I could at this point itemize the
hardships and challenges that brought me to this juncture – two job
changes within six months, a friend moving away, loss of a relative,
loss of a dear friend, and betrayal by someone I care about. But for
obvious reasons, I need to defer from specifics. So, I will point
you in another better direction for understanding how the dark night
of the soul works and is different than depression.
She is the ultimate example of “what
you see is only part of what you get”: Mother Teresa of Calcutta.
She stood only four feet tall but radiated a focused purposefulness
seasoned with genuine human warmth. She knew what it was like to be
on one vocational path and have her plan de-railed by the Divine Plan
as she sat on a train and heard the interior Voice she so loved
telling her to serve the Poor. She left a teaching order of sisters
to form a new outreach to the unfortunate ones on the streets of
Calcutta. She was doubted by some in church leadership. She was
hassled by some government officials. She probably had days when
everything felt like pushing a large rock up hill in a snow storm.
The strong calling she felt when she began her mission remained, even
though the Voice that spoke to her initially became more of an
almost-whisper. She continued to pray through this dark feeling of
almost abandonment. She hung in there. She was faithful. She was
fruitful. She was bold.
My favorite Mother T quote of all times
was at a breakfast with the presiding Clintons and Washington
Politicians. She got up and said, directly into the microphone: “It
is a poverty that a child should die so that you can live as you
wish.” And therein the message on the Sanctity of Human Life was
most directly delivered by the one person no one could say anything
bad about. (Although atheist Christopher Hitchens’ later pitiful
attempt to detract from her reputation was only demolished by the
powerful truth of who she was: a humble servant, doing the business
of serving and reminding others to do the same.) No Pope, no bishop,
no leader, no statesman could have said it better or more clearly.

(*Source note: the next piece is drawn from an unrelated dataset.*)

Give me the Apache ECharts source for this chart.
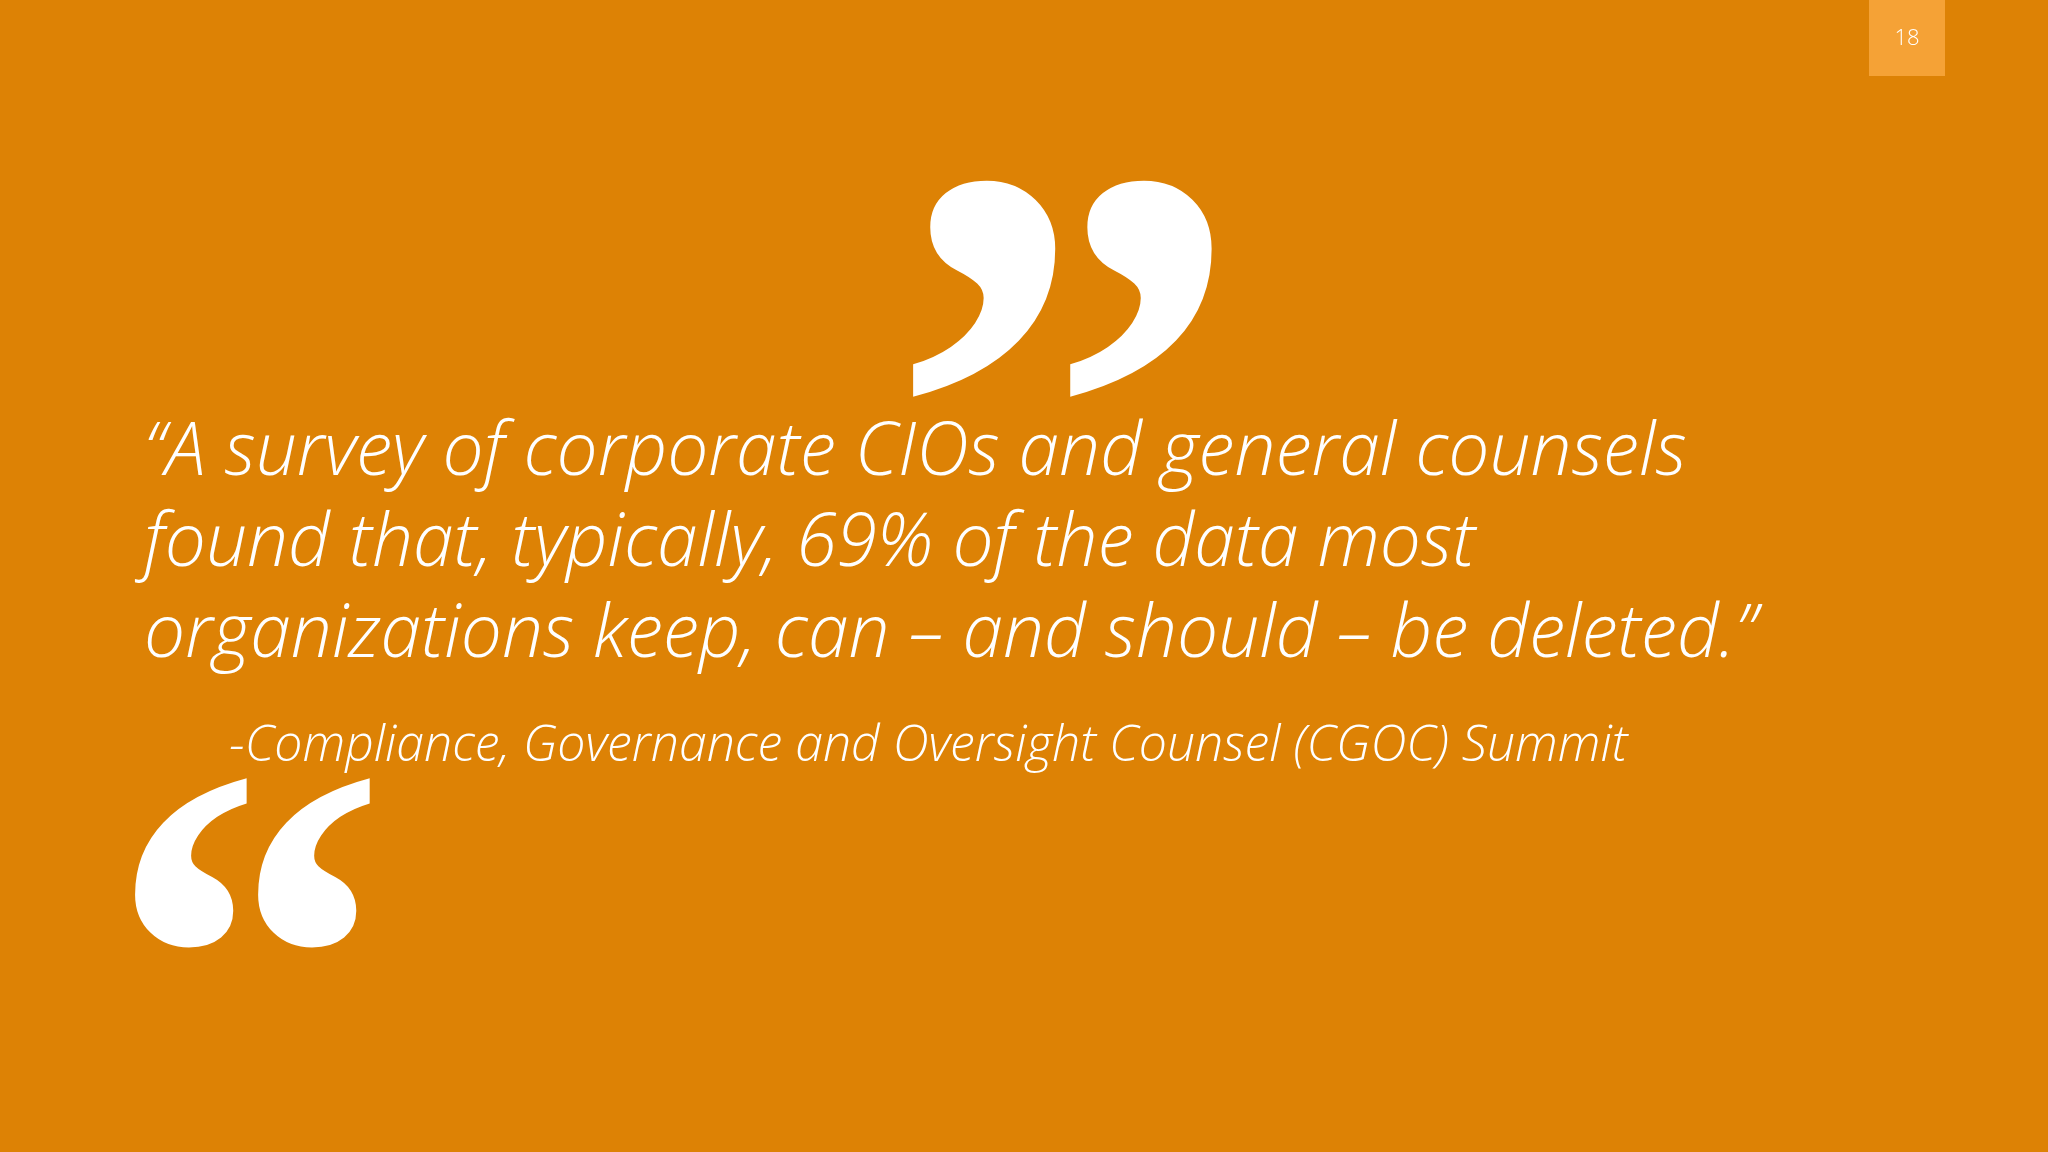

Her words, in a broken warbly little senior citizen voice, resounded
because of who she was.

Amidst her work with the poor in
Calcutta, starting a religious order, and doing international
speaking engagements to wake the rest of the world up to suffering
they could actually do something about, she was going through
her own deep, personal suffering. It is the suffering of one who
waits, but only hears silence. The world saw one thing on the
surface: her extreme charity. The other thing below the surface was
this silent suffering, this feeling of almost-abandonment by Divine
Providence. Did she have a moment before she left the earth when
this experience lightened, or lifted from her? I do not know. But I
know as she passed into Eternity she must have heard the words her
soul craved, “Well done! My good and faithful servant!” The
quantity of people that passed by her casket to pay final respects
was innumerable. Probably only the other saint of our generation,
John Paul the Second, drew such a crowd in my lifetime.
It is highly unlikely that I will ever
become that kind of saint. But I can be the very best version
of ME and continue to walk the way as I understand it. One moment of
perfection may never be granted to me. A successful ministry may not
come from my efforts. I may be denied opportunities given to other
people that I would have preferred for myself. The people I love may
not love me back with the same zeal. And, I may be the victim of
vicious, lying tongues. But if I stay faithful, stay focused, and
hang in there, good will come. And for every suffering I have had to
endure, I hear the voice of my dear, saintly Aunt Nellie, “Chrissie,
love, this too shall pass. This too shall pass.”